How Children Fail

…thus  we find ourselves trying to poke certain facts, recipes, and ideas down the gullets of every child in school, whether the morsels interest him or not, and even if there are other things that he is much more interested in learning.

These ideas are absurd and harmful nonsense. We will not begin to have true education or real learning in our schools until we sweep this nonsense out of the way. Schools should be a place where children learn what they most want to know. The child that wants to know something remembers it and uses once he has it; the child who learns something to please or appease someone else forgets it when the need for pleasing or the danger of not appeasing is past. This is why children quickly forget all but a small part of what they learn in school. It is of no use or interest to them; they do not want, or expect, or even intend to remember it. The only difference between bad and good students in this respect is that the bad students forget right away while the  good students are careful to wait until after the exam.

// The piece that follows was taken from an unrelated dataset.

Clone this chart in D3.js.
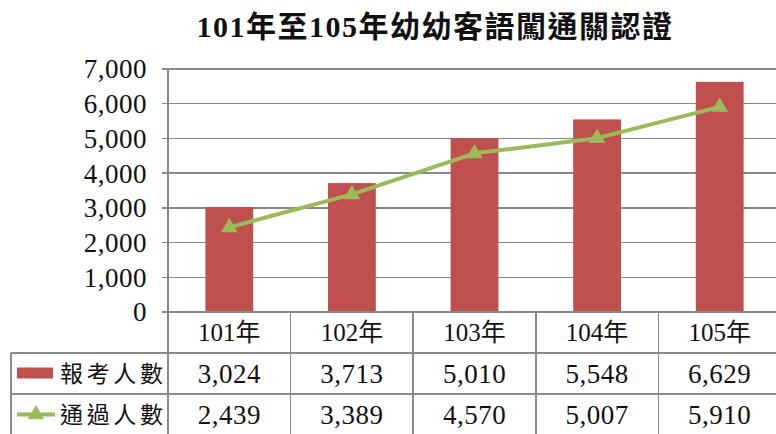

If for no other reason, we could well afford to throw out most of what we teach in school because the children throw out almost all of it anyway. John Holt, How children Fail, 1964

I know, I am unrelenting in my passion towards changing the way children are educated. I also realise that the very idea that the school system may not be working for our children, is just too hard to even contemplate for most. We have come to rely on the ‘system’. We have come to expect that this is the way, the only way our children can learn, therefore be educated, and have a successful life. This system has become so normal and so accepted, that to veer in any other direction is met with disturbing scrutiny. Nevertheless, many brave ones are tempting the path, and heading themselves towards uncharted waters.  We are a part of this movement. Not just because we love Autism too much to conform it out of our children but because we are simply not willing to conform our children to fit a broken system.  We are moving towards empowering our children rather than suppressing them. Moving in a direction of allowing, rather than controlling their minds and bodies.  Trusting that they have the ability to learn what it is they require to know at any given time. Much the same way we trusted that they would recognise us when they were born, or learn to walk and talk without our forced instruction.  Most important, understanding that they are not here to fulfil any requirements of my ideas of what they should be doing with their lives. This is not a new notion. There has been a quiet progressive movement towards this for a really long time. A.S.Neill founded Summerhill School, the first ‘free to learn’ school, in 1921 and the Sudbury Vally School in Massachusetts has been successfully running since 1968. Many more have been successfully modelled on this idea of educating.  The idea of allowing children to be free to be who they are, embrace what they want, and learn in a way that comes naturally and supports their thriving, is not really as radicle as it may seem. There continues to be an unassuming movement towards freeing children from the grips of the industrialised school systems. This unyielding movement is steadily growing and I assume will keep on growing as parents become less and less contented in allowing the detrimental failings that schools are  having on large proportions of children.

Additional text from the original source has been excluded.